** start Dataset content **

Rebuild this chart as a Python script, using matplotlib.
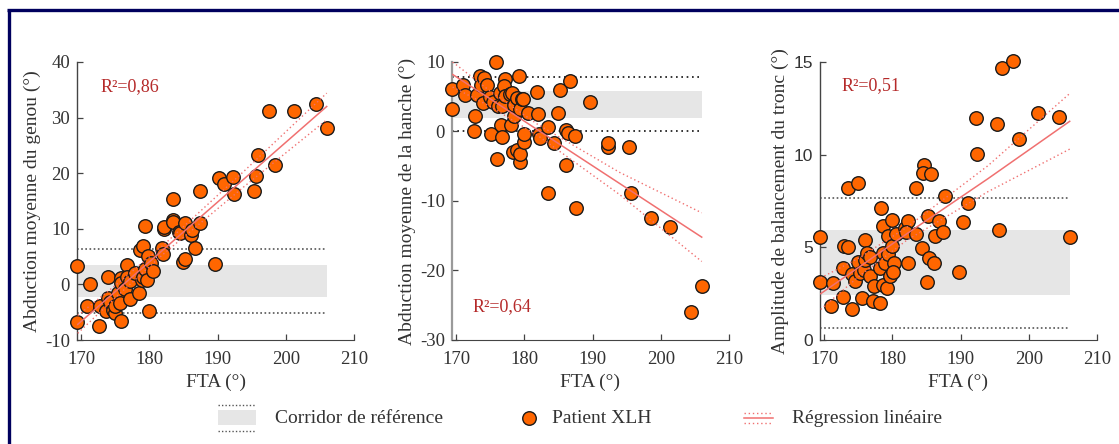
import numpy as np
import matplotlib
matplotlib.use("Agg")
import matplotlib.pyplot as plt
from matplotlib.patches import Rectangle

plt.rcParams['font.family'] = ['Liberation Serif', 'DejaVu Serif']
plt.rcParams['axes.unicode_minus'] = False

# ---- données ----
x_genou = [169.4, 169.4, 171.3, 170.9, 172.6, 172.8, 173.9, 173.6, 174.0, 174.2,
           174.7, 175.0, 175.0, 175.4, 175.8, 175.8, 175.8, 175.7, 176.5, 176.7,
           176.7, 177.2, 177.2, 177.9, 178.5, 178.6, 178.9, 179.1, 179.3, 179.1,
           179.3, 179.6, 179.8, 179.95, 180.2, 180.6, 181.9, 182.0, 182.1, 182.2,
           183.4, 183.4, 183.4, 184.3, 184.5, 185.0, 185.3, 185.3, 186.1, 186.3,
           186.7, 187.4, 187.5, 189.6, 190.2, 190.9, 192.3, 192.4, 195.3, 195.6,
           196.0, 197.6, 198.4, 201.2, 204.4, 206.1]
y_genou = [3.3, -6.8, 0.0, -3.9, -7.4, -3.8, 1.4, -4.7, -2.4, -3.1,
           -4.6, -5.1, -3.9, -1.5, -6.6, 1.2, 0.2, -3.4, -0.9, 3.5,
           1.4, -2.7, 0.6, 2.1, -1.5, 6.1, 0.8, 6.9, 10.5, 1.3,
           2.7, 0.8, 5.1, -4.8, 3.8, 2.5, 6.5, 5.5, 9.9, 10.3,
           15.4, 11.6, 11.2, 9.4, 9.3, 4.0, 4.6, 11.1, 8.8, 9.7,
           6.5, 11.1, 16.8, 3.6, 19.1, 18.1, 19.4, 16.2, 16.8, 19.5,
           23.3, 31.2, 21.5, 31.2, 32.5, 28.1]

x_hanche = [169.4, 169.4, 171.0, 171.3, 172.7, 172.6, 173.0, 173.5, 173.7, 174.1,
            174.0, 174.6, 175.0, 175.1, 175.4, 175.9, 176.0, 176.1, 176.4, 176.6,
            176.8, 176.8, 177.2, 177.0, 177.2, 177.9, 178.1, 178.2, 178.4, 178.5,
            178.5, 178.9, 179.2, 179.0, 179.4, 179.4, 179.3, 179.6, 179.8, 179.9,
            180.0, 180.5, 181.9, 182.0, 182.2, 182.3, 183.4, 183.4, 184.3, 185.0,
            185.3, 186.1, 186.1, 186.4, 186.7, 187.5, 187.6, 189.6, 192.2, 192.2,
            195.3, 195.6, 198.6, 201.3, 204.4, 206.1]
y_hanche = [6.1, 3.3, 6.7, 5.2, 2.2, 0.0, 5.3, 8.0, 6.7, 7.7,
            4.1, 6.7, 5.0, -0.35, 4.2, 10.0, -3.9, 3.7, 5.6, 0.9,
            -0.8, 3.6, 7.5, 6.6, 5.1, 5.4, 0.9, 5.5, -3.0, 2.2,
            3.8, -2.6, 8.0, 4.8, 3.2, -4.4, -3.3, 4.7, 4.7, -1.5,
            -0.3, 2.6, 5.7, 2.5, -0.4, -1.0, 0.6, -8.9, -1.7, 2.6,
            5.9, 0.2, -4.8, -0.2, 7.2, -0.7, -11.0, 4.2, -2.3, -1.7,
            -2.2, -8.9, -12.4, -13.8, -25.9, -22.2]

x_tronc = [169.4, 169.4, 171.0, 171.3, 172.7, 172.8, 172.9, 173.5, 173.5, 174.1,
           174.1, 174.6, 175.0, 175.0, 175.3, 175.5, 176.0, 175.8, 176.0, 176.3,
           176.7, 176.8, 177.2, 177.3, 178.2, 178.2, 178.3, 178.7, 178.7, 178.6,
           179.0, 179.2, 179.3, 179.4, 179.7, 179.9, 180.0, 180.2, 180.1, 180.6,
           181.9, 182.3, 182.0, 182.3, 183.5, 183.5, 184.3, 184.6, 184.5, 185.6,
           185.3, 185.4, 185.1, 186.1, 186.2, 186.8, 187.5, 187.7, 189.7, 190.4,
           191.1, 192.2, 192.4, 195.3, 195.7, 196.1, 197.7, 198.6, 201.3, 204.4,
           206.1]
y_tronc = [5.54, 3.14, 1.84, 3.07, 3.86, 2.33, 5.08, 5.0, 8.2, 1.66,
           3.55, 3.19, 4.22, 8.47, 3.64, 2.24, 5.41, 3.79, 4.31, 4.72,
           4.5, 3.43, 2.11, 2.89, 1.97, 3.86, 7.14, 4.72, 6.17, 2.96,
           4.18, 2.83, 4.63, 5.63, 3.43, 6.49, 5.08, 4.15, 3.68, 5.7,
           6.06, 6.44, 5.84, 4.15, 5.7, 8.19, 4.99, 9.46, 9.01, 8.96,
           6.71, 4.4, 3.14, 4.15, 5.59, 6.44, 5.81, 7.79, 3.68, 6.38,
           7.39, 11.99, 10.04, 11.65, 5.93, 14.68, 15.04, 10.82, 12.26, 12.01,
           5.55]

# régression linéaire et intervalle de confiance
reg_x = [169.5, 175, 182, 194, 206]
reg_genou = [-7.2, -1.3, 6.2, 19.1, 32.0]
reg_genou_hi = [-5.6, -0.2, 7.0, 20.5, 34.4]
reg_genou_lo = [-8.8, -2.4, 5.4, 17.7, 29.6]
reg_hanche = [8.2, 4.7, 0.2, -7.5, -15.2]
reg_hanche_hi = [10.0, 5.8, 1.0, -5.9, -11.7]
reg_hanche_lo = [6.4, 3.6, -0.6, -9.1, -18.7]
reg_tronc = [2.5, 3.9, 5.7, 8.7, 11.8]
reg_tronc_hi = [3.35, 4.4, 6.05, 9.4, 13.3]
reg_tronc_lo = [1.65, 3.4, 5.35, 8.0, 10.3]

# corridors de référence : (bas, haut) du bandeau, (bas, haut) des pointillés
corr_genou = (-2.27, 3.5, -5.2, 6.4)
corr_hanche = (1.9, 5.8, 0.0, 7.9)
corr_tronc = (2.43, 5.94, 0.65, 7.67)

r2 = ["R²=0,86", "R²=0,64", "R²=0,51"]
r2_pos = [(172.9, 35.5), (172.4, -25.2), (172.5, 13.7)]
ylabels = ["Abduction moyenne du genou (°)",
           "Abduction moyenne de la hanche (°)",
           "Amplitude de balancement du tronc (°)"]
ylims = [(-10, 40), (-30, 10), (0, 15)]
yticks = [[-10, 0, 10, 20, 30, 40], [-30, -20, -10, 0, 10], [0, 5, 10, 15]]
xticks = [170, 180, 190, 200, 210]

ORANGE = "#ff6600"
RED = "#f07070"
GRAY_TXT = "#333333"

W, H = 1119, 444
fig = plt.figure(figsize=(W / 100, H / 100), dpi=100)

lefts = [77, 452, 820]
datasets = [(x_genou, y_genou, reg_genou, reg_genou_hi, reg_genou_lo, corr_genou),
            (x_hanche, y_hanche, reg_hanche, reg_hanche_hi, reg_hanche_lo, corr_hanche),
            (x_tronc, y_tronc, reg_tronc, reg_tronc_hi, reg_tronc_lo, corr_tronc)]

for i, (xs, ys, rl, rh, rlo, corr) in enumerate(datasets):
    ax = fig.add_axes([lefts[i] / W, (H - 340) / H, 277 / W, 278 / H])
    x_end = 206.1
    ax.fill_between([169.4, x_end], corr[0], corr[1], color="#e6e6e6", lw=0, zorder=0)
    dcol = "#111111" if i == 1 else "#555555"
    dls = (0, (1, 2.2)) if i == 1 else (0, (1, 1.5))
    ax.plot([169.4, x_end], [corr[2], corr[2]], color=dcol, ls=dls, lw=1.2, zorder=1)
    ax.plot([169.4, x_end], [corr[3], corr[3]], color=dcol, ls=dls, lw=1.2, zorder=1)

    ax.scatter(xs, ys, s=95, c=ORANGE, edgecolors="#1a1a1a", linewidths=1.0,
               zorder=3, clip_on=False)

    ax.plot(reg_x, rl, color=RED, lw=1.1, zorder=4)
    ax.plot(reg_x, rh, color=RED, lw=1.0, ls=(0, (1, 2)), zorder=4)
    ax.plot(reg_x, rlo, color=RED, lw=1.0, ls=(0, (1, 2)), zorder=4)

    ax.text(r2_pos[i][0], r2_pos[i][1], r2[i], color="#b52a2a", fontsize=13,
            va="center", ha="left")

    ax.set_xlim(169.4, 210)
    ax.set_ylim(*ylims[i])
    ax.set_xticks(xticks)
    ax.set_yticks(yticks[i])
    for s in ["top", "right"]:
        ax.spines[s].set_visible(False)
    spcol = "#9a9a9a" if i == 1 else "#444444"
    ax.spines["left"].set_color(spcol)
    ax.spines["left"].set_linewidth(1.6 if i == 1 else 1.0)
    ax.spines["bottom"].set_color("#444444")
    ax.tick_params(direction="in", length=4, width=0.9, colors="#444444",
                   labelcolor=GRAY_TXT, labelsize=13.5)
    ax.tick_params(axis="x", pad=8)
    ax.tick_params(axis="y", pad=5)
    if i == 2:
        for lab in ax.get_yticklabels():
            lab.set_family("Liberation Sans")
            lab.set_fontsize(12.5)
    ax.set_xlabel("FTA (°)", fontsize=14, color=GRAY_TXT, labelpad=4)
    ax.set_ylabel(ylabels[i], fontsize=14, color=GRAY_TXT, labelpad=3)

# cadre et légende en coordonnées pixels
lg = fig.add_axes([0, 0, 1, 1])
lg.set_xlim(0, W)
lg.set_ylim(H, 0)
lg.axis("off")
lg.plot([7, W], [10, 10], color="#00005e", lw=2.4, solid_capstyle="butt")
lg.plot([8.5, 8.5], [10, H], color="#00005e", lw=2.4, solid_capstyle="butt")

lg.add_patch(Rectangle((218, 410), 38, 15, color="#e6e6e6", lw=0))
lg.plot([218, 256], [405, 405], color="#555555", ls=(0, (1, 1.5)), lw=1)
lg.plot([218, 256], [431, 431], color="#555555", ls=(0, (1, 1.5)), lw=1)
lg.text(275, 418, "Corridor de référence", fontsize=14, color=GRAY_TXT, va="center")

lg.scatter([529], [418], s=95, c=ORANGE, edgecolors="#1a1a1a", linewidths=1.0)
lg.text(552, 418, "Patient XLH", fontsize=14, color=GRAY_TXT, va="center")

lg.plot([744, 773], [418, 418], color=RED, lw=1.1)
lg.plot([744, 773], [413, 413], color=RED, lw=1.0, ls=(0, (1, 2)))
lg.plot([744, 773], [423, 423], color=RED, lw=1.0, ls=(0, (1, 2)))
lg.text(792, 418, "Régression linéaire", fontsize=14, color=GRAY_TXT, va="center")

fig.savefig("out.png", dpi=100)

** end Dataset content **

→ **Written exercise**: Without the pictures, return the listing above from its first line through the line that has "plt.rcParams['axes.unicode_minus'] = False".

→ **Solution**:
Rebuild this chart as a Python script, using matplotlib.
import numpy as np
import matplotlib
matplotlib.use("Agg")
import matplotlib.pyplot as plt
from matplotlib.patches import Rectangle

plt.rcParams['font.family'] = ['Liberation Serif', 'DejaVu Serif']
plt.rcParams['axes.unicode_minus'] = False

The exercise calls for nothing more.